About the participants:
At IDDS, one of our greatest strengths is our diversity. We look to accept participants from all walks of life as we believe innovation flourishes at the intersection of disciplines. For this summit, we will accept 36 participants. We are targeting to accept 10 participants from Kenya, 8 from Rwanda, Tanzania and Uganda, 8 from south and west African countries, 3 from Asia, 2 from Europe, 3 from South America and 2 from North America.
Attributes of individuals we will be selecting will be, but not limited to, data scientists, software developers, product managers at traditional financial service providers (banks, insurers, MFIs, MNOs, etc), individuals working at fintechs, employees of the local community financial service providers, local community members, designers, financial inclusion thought leaders, university students (Embu, Nairobi and international), and individuals with a background in education and/or agriculture.
IDDS Lahore, Pakistan 2016. Focus: ICT
IDDS & its role in the broader product and venture design cycle:
Product and venture development consists of several steps to see an idea / insight emerge into a scaled solution. The process consists of generating insights, ideation, initial financing, incubation, a soft launch and scale. As the summit is only 2 weeks long, IDDS Kenya will focus on the ideation segment, teaching participants how to develop innovative solutions that both meet needs and have a viable business case. Given this focus, extensive research prior to the summit will be conducted to understand the local community context and the challenges and needs that exist so as to ensure the problem framing statements provided to teams reflect the community.
About the curriculum:
As a co-creative design experience focused on financial inclusion, IDDS Kenya curriculum will mainly target putting in practice the IDDS design process methodology and business development tools (drawn from the lean start-up methodology, business model canvas and more), and techniques based on the best practices and learnings from the field of financial inclusion.
The curriculum will cover the design process (60% focus), financial inclusion (20% focus), venture / entrepreneurship (15% focus) and behavioural economics (5% focus). Under the design process, problem framing, solution creation and product development will be taught. Under financial inclusion, background on global trends, payments, savings, credit, micro insurance and agricultural financial services will be taught. Under behavioural economics, human behaviour and biases, and IRR (incentives, rewards, recognition) theory will be taught. Under venture / entrepreneurship, the value proposition canvas and business model canvas will be taught and pitch elaboration and funding opportunities will be covered.
About the projects:
The 36 participants will be divided onto six project teams, each of 6 members. The project thematic areas will be dependent on the community challenges and needs but will likely fall into the categories of credit, insurance, payments, savings, agriculture and financial education.
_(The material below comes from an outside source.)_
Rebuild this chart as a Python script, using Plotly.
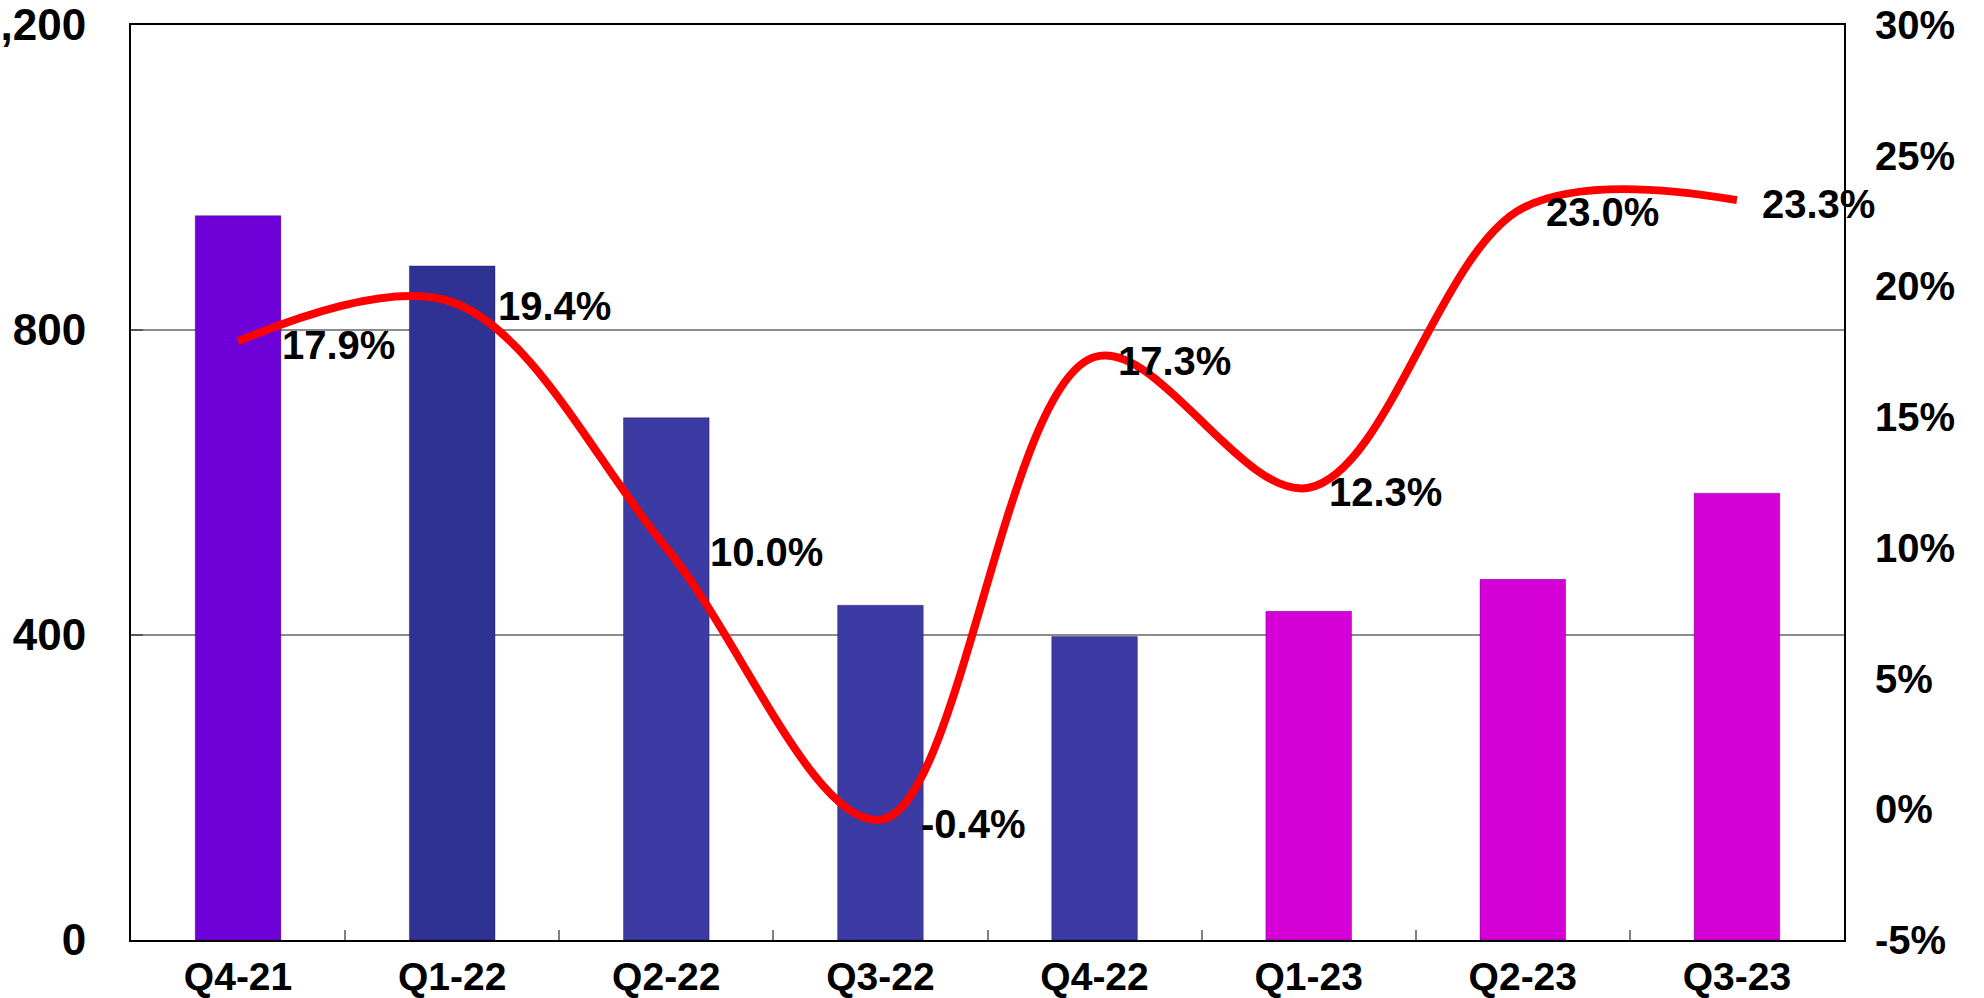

Why are we looking for funding?
As a non-profit conference run in association with universities and the IDIN network, IDDS does not seek to make a profit. Summit fees are kept as low as possible, and any surplus revenue is spent on scholarships and travel grants for participants without sufficient budget for international travel and attendance. As a result, sponsors play a key role in supporting the summit and encouraging global, diverse participation.